Set aside some time to reflect on the state of your life. Ask yourself:
What is causing me unnecessary stress or discomfort? What do I look forward to each day versus what do I dread? Who or what gives me energy? What areas of my life do I feel exhausted by? What makes me feel safe, supported, and valued?
Draw a large circle on a blank piece of paper. Inside the circle, write everything that makes you feel safe and stress-free.
A daily routine Words of affirmation from your partner Hugs from your loved ones Leaving work stress in the office Clear communication from your loved ones Freedom to decide how you spend your free time Saying “no” to energy vampires Autonomy over your body
On the outside of the circle, write down anything that causes you discomfort, pain, annoyance, or emotional exhaustion. These are the people or situations pushing the limits of your boundaries.
Your mom telling you what to do with your life Working after-hours on projects instead of prioritizing your self-care Worrying about what certain people think about you Your cousin asking to borrow money Your coworker constantly dumping her relationship problems on you at lunch Your roommate eating your food from the fridge Your boyfriend/girlfriend controlling who you talk to or hang out with Strange people at the bar touching you without asking Acquaintances asking deep or intimate questions about your life This circle represents a visible manifestation of your limits. It’s time to take anything outside the circle and determine how you can define a boundary that will prevent or eliminate those issues in the future.
Openly Communicate Your Boundaries
One of the biggest mistakes people make is setting boundaries in their minds but not openly sharing them with the people in their life. Sometimes people assume that you should know their boundaries. But if they didn’t clearly communicate where they’ve drawn the line, how will you know when you’ve overstepped it?
This can seem daunting and scary, but it can feel like a significant relief once you get it out of the way. As social psychology researcher Brene Brown says, “clear is kind, unclear is unkind.” Once you know your boundaries, you have to communicate them.
Take a deep breath, gather your resolve, and assertively express your needs in a kind, direct way.
HOW TO CLEARLY COMMUNICATE BOUNDARIES
Time Boundary “I can only stay for an hour” or “If you’re going to be late, please let me know ahead of time.” Energy Boundary “I don’t have the energy to help you with [their request] right now, but maybe [this resource] can help.”
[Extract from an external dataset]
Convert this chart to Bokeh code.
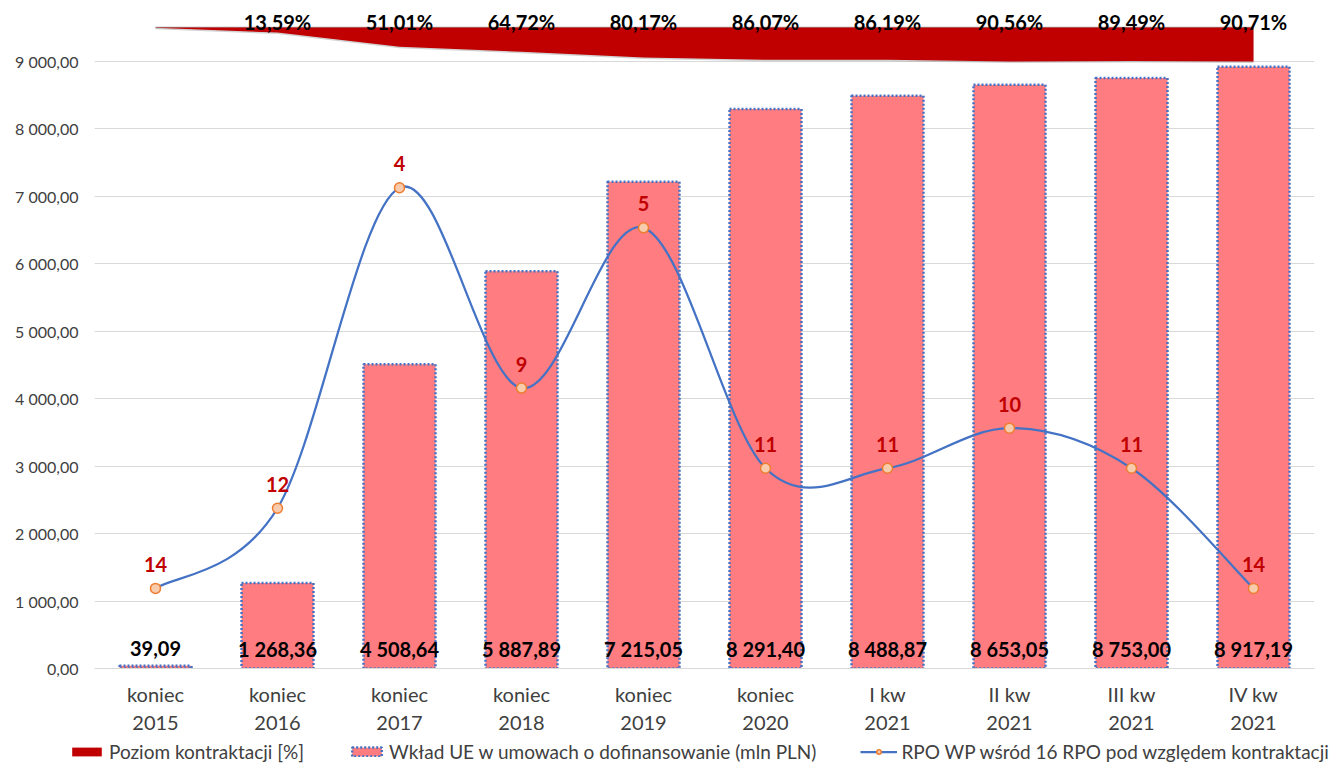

Emotional Dumping “I understand you’re having a hard time and I want to be there for you, but I don’t have the emotional capacity to listen right now.”
Personal Space Boundary “It makes me feel uncomfortable when you [touch or action]. If you can’t respect my space, I’ll have to leave.”
Conversational Boundary “This is not a topic I’m willing to discuss right now.”
Comment Boundary “I don’t find those types of comments funny.”
Mental Boundary “I understand we see things differently and I respect your opinion, but please don’t force it on me.”
Material Boundary “Please ask me first before borrowing my [possession]” or “I would appreciate it if you didn’t touch my [material thing].”